Scan the following material for the string "that" and copy each line in which it appears.

>> Begin EXTRACTED INFORMATION

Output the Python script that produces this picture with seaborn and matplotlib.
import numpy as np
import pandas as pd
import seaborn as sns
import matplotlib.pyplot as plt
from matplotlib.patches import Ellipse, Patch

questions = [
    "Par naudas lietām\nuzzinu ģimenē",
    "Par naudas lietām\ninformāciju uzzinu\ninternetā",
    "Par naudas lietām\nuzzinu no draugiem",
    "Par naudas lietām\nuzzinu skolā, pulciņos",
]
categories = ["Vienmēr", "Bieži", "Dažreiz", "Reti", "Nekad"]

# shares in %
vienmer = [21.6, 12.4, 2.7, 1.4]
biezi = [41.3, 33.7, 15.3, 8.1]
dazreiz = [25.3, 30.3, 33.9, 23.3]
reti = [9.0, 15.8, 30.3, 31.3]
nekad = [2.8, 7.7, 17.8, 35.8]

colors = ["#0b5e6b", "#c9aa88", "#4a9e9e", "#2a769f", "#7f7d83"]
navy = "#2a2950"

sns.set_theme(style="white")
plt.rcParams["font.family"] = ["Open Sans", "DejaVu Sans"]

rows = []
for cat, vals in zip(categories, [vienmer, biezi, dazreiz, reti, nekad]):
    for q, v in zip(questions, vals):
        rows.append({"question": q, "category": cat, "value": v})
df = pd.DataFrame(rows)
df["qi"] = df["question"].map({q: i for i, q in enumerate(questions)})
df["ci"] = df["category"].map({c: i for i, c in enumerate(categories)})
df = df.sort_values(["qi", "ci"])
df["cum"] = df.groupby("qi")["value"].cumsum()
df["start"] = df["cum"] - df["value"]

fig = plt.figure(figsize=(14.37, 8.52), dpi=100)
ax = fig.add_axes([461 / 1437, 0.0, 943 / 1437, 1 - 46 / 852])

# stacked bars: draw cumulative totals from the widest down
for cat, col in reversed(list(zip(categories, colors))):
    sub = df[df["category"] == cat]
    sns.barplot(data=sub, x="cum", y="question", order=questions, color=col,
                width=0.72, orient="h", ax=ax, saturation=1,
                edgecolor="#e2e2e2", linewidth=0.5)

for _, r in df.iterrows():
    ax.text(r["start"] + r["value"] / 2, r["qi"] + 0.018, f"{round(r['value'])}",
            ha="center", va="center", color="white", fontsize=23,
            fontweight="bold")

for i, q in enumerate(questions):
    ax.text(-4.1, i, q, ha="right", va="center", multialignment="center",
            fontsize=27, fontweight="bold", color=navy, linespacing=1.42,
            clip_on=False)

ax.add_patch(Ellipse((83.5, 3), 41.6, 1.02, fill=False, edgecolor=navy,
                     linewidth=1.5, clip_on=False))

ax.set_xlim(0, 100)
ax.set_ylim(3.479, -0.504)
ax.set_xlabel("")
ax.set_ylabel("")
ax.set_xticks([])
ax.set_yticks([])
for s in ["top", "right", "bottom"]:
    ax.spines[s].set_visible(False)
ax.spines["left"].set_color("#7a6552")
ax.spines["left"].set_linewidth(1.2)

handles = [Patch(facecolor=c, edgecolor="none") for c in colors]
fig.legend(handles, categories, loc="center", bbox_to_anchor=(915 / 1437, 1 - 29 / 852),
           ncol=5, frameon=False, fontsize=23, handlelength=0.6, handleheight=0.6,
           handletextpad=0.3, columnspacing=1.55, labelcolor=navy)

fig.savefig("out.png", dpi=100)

>> End EXTRACTED INFORMATION
>> Begin EXTRACTED INFORMATION

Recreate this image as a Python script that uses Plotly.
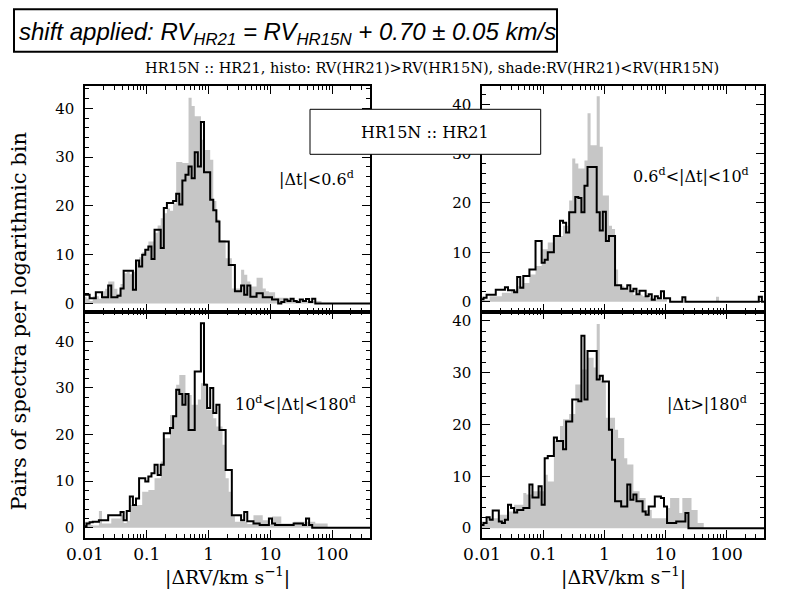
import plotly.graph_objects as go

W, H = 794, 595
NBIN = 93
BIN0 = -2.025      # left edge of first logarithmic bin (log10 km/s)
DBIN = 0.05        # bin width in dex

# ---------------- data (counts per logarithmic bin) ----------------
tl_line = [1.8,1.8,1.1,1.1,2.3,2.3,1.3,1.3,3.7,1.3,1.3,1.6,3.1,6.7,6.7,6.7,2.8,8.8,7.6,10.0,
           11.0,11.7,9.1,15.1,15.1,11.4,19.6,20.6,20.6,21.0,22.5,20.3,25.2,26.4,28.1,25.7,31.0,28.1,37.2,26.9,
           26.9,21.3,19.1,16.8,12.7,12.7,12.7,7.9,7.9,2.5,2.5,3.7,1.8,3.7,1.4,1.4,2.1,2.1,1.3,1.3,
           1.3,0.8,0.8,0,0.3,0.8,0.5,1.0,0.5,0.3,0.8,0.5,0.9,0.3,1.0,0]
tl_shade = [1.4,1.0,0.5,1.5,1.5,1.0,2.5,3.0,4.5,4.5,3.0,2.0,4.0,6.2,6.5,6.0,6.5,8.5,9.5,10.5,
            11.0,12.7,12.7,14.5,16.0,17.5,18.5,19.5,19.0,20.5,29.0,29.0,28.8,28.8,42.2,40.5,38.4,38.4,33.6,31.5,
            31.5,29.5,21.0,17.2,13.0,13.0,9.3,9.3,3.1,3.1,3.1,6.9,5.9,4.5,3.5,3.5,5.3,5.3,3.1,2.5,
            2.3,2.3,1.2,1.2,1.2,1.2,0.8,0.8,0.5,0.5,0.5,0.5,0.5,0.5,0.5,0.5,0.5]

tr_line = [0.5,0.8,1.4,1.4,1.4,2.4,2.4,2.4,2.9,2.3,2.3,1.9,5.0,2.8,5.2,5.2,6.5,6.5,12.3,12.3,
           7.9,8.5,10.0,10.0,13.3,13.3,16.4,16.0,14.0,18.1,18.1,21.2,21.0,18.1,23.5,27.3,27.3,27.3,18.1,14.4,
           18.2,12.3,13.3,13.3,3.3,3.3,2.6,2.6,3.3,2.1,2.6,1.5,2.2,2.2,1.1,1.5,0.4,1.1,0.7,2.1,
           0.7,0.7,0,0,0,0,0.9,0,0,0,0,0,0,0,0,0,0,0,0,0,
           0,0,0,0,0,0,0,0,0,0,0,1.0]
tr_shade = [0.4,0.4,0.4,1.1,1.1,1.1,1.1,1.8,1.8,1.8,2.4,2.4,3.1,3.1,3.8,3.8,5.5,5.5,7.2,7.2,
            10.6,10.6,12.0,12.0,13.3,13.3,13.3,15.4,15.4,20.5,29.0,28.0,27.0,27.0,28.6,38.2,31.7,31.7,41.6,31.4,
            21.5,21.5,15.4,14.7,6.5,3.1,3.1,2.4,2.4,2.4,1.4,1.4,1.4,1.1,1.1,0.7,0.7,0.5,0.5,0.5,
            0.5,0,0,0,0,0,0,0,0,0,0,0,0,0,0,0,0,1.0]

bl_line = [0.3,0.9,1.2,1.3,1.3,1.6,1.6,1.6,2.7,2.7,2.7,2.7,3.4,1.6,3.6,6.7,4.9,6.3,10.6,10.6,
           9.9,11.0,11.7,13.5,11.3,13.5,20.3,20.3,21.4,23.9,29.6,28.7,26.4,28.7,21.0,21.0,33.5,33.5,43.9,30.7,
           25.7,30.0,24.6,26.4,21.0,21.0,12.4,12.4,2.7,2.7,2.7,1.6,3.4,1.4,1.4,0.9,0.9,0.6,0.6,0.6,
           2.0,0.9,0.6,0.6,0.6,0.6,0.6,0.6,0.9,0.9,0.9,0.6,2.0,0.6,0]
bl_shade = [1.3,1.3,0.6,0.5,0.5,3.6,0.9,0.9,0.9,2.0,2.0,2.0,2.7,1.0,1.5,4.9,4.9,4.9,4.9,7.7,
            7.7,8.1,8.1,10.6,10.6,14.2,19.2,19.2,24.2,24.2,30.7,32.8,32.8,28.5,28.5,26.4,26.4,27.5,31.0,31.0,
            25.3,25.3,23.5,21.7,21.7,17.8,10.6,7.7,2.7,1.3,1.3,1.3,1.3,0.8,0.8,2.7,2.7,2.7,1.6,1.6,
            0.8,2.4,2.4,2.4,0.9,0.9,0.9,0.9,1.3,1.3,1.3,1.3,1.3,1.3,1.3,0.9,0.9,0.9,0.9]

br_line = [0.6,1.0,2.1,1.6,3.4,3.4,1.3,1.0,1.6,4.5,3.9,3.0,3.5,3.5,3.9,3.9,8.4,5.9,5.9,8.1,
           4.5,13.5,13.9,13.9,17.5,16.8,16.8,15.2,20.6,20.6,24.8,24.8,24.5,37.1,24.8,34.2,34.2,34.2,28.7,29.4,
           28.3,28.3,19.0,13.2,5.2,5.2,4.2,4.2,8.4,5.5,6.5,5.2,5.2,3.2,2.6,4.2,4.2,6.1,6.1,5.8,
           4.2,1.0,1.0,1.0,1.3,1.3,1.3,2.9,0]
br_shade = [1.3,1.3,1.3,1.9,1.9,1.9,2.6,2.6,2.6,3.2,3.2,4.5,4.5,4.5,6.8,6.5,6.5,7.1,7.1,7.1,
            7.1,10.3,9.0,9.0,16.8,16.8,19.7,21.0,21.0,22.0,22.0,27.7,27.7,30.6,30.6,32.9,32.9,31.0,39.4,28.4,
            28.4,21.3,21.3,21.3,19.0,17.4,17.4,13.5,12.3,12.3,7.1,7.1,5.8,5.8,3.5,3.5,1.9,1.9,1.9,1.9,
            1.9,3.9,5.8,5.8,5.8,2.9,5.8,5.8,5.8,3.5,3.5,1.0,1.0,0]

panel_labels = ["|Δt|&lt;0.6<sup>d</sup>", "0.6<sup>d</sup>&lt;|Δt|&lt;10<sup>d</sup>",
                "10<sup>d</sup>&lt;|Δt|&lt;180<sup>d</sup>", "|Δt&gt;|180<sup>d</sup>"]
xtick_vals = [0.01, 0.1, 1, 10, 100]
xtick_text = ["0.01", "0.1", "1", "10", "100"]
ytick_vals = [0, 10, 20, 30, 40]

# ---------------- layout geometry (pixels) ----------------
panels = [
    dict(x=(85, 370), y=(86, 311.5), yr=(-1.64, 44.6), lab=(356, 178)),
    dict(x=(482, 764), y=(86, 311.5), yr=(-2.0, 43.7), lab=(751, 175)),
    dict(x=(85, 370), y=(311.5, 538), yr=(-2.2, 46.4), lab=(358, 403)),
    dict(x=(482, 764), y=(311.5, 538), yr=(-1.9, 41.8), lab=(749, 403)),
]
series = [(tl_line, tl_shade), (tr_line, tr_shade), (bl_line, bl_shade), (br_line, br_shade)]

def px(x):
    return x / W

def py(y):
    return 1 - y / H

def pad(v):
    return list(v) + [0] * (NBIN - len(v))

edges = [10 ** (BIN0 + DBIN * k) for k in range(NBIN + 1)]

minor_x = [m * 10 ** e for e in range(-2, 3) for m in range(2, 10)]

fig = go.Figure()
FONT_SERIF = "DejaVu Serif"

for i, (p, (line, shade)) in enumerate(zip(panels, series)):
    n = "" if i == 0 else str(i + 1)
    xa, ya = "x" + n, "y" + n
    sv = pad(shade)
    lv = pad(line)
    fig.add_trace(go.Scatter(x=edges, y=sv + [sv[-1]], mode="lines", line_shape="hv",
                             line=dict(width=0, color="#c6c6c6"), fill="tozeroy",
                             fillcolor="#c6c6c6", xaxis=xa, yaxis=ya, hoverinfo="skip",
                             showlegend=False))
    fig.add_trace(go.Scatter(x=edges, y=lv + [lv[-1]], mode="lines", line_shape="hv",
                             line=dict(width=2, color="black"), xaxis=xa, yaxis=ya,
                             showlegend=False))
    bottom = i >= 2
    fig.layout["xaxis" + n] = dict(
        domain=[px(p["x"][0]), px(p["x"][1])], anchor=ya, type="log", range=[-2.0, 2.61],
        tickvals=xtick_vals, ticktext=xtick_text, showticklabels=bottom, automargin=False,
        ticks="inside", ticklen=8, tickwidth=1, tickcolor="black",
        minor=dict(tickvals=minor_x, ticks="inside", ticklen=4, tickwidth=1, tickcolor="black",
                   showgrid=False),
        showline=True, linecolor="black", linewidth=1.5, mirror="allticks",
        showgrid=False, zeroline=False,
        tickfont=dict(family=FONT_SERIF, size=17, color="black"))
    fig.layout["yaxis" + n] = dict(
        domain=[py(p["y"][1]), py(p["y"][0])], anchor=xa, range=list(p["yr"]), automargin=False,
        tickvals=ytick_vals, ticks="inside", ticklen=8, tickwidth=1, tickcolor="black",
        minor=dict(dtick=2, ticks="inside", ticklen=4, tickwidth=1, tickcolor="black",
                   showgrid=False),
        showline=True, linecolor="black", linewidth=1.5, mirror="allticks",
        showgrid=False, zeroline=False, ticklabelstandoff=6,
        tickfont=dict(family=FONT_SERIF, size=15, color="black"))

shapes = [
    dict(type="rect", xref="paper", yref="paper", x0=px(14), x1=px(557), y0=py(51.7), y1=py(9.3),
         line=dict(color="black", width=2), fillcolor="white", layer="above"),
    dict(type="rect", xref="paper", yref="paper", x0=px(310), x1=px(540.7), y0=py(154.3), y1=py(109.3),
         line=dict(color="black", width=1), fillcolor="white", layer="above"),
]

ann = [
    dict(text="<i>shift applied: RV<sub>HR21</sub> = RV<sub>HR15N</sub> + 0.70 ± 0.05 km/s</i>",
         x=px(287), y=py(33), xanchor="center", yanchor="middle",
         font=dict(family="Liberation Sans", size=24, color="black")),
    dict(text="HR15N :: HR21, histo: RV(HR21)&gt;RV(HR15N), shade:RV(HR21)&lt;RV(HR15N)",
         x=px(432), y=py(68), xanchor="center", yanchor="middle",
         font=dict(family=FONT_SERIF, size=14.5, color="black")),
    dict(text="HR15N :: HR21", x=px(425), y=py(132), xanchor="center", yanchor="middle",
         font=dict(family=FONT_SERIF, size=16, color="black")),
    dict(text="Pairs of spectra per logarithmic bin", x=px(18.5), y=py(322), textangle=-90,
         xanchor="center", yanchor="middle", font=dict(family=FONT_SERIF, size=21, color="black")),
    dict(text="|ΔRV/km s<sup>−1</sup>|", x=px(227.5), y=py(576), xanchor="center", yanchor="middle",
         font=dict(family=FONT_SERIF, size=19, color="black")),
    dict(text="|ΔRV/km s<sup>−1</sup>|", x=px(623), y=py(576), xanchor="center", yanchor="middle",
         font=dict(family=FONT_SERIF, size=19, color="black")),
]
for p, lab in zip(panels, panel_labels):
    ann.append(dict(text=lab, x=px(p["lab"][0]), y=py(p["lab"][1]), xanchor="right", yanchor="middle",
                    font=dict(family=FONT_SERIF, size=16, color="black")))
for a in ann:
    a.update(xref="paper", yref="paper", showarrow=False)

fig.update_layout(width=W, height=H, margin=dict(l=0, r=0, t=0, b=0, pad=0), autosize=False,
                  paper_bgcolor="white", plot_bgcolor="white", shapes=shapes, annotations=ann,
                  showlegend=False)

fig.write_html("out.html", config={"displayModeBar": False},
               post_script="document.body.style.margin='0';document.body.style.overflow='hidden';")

>> End EXTRACTED INFORMATION
>> Begin EXTRACTED INFORMATION

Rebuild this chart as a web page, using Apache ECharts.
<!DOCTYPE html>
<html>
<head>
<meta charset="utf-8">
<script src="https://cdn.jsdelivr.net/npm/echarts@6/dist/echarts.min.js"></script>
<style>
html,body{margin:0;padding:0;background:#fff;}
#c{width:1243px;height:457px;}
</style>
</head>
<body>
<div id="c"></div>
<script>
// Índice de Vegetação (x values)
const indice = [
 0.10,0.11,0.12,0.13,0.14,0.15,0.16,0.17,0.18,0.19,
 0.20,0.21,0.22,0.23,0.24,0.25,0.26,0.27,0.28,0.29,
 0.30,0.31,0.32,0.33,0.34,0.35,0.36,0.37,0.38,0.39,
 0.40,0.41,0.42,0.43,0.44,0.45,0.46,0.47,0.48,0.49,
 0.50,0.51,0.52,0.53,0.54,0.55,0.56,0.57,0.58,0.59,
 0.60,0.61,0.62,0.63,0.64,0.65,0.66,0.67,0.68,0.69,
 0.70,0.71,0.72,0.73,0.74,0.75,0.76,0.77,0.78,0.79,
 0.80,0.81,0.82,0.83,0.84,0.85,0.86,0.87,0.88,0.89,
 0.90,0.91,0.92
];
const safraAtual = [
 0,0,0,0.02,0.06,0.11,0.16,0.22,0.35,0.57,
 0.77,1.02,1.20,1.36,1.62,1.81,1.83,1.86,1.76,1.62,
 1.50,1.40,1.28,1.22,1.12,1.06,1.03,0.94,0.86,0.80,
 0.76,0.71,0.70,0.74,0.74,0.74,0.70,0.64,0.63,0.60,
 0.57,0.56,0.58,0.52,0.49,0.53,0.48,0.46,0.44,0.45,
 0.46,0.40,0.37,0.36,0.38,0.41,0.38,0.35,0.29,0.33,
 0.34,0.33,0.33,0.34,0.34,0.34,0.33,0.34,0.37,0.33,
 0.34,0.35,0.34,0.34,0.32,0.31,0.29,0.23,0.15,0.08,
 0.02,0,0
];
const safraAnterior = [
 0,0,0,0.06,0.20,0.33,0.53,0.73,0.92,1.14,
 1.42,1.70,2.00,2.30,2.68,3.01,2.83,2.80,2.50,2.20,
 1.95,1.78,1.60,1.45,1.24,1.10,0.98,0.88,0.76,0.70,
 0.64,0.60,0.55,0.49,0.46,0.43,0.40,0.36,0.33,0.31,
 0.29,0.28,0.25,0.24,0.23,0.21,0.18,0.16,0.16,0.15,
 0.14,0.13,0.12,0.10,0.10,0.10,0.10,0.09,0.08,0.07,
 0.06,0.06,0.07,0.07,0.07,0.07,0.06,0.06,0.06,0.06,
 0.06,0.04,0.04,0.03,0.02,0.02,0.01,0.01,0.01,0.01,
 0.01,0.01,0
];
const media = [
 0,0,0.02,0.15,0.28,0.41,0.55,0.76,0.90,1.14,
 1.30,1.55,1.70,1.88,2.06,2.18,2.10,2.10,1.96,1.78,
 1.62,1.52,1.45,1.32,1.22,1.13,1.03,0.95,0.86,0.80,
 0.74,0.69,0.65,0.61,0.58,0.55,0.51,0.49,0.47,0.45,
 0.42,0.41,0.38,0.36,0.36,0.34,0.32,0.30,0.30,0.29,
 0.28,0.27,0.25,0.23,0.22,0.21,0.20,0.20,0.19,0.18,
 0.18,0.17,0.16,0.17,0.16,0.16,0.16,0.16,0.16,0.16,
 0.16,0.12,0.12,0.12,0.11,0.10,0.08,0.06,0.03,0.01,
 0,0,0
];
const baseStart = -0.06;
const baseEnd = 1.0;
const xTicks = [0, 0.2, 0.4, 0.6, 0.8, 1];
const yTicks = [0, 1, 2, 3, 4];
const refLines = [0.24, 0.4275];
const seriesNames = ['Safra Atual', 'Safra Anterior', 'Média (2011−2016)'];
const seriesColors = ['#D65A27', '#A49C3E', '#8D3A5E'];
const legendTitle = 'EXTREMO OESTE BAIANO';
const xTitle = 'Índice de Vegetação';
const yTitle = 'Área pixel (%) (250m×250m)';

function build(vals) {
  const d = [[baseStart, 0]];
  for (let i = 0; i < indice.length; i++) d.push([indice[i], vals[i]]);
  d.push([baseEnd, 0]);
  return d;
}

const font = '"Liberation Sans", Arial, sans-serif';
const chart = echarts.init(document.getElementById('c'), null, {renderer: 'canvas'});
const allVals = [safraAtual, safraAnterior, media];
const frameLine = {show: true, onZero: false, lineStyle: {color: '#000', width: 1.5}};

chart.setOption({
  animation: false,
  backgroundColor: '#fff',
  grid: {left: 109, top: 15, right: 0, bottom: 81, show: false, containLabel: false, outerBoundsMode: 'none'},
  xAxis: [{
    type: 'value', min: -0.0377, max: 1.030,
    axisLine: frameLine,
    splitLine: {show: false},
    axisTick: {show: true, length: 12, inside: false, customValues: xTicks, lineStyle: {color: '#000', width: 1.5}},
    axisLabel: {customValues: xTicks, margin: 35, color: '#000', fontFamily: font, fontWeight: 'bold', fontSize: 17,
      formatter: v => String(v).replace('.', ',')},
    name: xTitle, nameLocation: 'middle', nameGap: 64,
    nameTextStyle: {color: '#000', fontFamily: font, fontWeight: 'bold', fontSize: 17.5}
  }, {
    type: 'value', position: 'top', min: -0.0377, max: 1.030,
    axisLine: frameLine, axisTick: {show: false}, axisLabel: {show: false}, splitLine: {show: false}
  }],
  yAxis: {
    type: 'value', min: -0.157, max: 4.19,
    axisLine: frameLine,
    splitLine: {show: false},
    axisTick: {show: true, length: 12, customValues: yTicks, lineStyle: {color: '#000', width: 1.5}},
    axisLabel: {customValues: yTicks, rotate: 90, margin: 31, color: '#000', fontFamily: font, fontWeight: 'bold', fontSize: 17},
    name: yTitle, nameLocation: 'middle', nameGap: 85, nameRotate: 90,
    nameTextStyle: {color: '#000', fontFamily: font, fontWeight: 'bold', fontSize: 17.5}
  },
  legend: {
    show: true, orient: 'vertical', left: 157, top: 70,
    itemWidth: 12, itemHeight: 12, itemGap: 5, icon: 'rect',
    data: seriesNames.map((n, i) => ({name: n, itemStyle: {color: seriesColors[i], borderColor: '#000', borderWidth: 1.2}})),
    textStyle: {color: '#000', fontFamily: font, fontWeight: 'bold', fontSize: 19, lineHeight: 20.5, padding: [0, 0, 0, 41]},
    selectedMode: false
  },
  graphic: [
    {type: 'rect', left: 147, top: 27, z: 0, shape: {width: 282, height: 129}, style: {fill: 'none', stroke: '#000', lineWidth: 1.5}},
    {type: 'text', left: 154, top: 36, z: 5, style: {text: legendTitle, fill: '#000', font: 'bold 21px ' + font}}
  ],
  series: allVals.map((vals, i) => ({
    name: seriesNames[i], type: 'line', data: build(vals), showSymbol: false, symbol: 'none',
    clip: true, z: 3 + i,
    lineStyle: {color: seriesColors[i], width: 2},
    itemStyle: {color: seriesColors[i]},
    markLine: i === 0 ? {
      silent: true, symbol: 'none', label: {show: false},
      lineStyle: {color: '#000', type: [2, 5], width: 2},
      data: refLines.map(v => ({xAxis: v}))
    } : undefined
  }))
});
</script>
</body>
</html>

>> End EXTRACTED INFORMATION

IN RESPONSE →
Output the Python script that produces this picture with seaborn and matplotlib.
Recreate this image as a Python script that uses Plotly.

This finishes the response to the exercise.